Task prompt: Locate and copy each line in the data that contains the word "this".

Data entries:
___
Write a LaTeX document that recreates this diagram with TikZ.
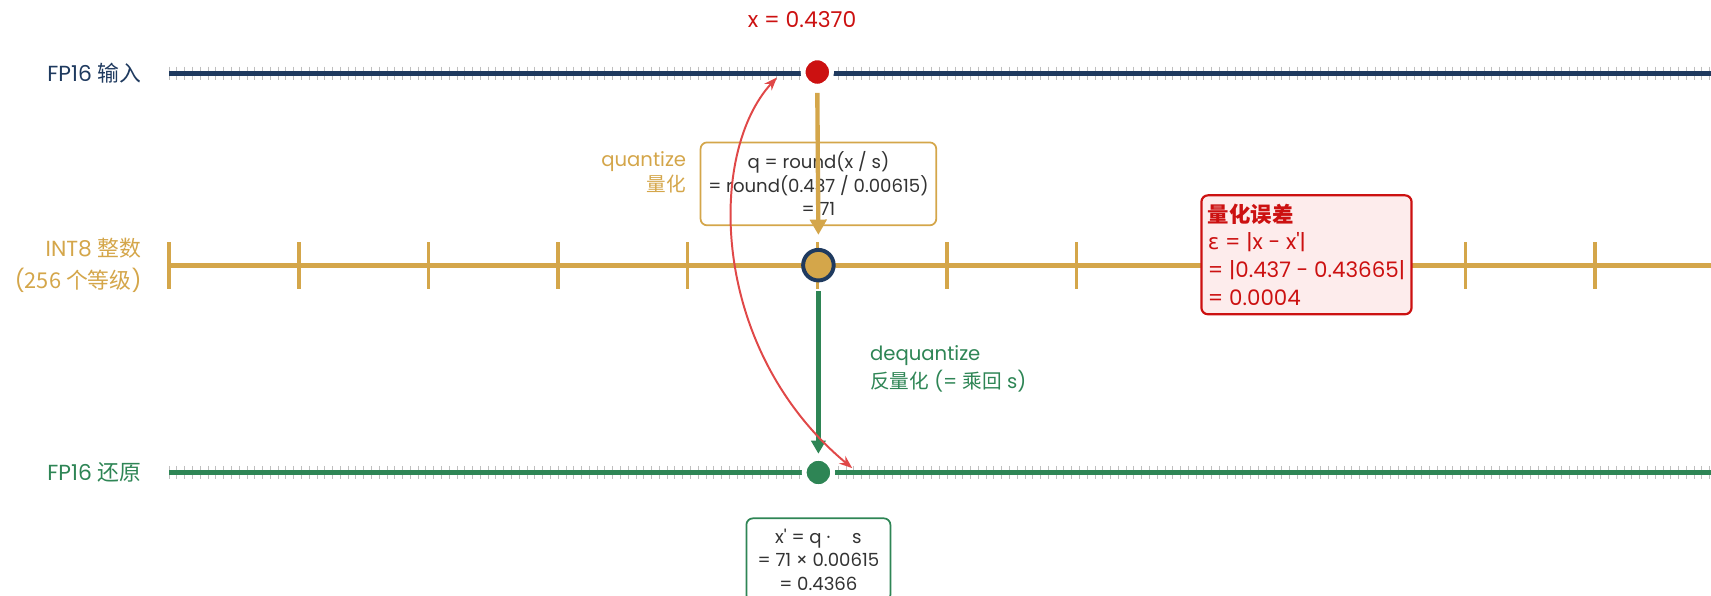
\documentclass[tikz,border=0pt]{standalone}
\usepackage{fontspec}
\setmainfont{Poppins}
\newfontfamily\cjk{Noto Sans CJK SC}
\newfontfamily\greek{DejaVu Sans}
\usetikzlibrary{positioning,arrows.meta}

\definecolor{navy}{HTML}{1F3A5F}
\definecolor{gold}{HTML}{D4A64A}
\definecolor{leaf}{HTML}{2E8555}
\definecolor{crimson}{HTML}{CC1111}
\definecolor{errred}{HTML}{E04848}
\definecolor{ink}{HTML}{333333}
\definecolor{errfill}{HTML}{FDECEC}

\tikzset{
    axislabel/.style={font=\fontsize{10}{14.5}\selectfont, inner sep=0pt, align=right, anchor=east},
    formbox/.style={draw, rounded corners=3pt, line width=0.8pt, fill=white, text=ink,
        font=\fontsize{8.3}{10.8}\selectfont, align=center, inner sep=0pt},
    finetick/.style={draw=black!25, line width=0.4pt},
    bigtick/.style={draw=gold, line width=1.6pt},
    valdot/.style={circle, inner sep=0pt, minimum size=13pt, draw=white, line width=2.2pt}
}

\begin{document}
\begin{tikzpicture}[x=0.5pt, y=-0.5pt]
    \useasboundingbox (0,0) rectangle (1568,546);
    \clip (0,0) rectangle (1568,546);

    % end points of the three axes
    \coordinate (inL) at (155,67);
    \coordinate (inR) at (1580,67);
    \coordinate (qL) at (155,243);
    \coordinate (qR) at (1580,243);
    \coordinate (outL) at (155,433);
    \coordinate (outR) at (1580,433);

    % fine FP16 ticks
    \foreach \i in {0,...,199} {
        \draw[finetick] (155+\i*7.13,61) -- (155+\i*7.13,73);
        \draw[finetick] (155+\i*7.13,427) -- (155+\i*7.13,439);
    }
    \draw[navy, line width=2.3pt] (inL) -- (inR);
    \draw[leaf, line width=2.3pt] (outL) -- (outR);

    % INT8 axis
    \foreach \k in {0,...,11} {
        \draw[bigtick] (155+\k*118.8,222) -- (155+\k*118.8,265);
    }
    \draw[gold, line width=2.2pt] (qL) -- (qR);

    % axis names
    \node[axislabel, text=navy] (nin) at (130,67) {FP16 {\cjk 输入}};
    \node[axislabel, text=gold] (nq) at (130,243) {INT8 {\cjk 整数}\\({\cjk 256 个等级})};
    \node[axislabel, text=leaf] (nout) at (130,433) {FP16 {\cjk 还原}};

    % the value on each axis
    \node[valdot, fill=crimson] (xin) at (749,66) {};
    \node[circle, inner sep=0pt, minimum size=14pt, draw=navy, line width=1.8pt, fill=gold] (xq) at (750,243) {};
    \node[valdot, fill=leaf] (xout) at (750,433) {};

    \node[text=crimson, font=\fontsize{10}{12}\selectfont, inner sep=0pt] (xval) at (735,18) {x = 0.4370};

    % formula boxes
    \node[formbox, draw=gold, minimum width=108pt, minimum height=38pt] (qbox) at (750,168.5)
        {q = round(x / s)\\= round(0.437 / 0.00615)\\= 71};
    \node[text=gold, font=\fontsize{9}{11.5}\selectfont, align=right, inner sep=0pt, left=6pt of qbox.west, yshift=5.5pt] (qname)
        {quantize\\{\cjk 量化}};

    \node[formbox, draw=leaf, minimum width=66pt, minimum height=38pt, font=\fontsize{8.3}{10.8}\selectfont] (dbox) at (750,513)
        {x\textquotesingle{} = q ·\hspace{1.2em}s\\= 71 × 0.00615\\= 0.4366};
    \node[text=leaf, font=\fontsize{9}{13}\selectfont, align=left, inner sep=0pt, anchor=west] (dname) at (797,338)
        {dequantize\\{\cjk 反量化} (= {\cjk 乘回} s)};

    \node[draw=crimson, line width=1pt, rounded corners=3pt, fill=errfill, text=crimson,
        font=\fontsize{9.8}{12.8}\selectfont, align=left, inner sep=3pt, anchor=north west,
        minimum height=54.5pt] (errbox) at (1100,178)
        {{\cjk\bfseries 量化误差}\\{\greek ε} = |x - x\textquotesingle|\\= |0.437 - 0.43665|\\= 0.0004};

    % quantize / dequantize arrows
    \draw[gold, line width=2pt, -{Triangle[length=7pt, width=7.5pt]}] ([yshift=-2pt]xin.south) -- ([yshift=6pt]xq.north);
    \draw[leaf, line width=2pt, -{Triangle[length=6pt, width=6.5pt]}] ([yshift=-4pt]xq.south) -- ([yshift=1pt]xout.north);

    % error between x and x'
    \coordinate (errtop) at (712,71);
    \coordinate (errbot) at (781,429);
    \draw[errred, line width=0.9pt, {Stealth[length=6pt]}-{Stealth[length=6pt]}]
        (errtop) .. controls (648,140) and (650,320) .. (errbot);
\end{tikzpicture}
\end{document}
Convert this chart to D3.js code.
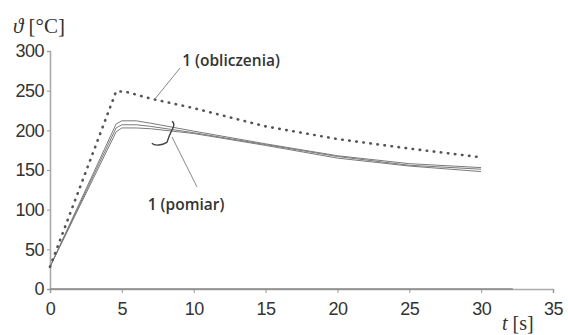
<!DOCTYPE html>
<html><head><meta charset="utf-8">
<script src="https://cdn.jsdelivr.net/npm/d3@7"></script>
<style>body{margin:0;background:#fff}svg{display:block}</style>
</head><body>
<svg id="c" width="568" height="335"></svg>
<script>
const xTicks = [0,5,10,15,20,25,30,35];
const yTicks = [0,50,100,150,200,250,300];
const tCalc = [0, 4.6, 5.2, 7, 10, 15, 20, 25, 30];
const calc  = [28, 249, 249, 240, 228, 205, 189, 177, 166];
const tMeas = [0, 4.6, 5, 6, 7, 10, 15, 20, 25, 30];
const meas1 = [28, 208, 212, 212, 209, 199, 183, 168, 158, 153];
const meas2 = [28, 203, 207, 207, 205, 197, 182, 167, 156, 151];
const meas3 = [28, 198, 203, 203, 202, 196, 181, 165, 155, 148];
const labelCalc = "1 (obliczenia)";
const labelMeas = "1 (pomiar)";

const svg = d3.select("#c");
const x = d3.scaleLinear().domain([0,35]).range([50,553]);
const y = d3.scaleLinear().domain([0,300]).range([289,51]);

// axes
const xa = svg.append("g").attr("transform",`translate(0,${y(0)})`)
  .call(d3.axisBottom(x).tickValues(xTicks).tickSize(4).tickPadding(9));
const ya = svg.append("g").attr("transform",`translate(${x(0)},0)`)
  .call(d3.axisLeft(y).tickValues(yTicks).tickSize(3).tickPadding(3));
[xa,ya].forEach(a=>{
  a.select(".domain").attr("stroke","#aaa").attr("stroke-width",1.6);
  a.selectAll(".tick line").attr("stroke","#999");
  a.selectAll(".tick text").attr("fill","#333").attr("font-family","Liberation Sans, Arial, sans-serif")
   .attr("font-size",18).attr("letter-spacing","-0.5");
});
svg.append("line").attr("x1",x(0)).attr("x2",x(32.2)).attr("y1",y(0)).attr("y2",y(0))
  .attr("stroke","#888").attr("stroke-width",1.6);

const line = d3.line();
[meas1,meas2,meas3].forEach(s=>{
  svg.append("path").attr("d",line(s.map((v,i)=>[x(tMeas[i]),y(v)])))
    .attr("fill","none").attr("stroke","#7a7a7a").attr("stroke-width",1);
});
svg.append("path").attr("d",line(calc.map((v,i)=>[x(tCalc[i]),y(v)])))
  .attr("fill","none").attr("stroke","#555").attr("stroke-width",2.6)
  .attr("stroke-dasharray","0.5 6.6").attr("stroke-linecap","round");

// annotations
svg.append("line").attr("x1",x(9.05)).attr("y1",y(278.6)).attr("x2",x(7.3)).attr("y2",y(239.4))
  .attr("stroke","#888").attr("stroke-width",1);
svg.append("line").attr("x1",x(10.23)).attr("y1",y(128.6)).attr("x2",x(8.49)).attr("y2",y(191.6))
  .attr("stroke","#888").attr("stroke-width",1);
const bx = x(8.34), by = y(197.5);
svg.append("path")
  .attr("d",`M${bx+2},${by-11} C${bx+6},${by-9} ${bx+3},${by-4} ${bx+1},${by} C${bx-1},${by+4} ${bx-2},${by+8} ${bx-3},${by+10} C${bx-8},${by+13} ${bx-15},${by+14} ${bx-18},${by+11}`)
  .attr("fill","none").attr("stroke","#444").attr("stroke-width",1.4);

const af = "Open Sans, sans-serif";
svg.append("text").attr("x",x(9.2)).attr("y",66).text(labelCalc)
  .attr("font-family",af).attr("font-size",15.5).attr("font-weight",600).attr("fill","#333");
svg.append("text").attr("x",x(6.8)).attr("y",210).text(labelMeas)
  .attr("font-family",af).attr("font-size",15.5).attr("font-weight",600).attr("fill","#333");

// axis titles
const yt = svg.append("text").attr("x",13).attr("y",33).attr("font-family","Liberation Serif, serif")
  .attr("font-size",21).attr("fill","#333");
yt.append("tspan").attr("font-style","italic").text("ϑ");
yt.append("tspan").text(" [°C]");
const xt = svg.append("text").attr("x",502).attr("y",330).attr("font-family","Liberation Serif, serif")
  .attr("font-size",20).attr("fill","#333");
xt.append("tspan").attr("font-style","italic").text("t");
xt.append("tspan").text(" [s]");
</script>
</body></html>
___
Completed exercise:
Write a LaTeX document that recreates this diagram with TikZ.
Convert this chart to D3.js code.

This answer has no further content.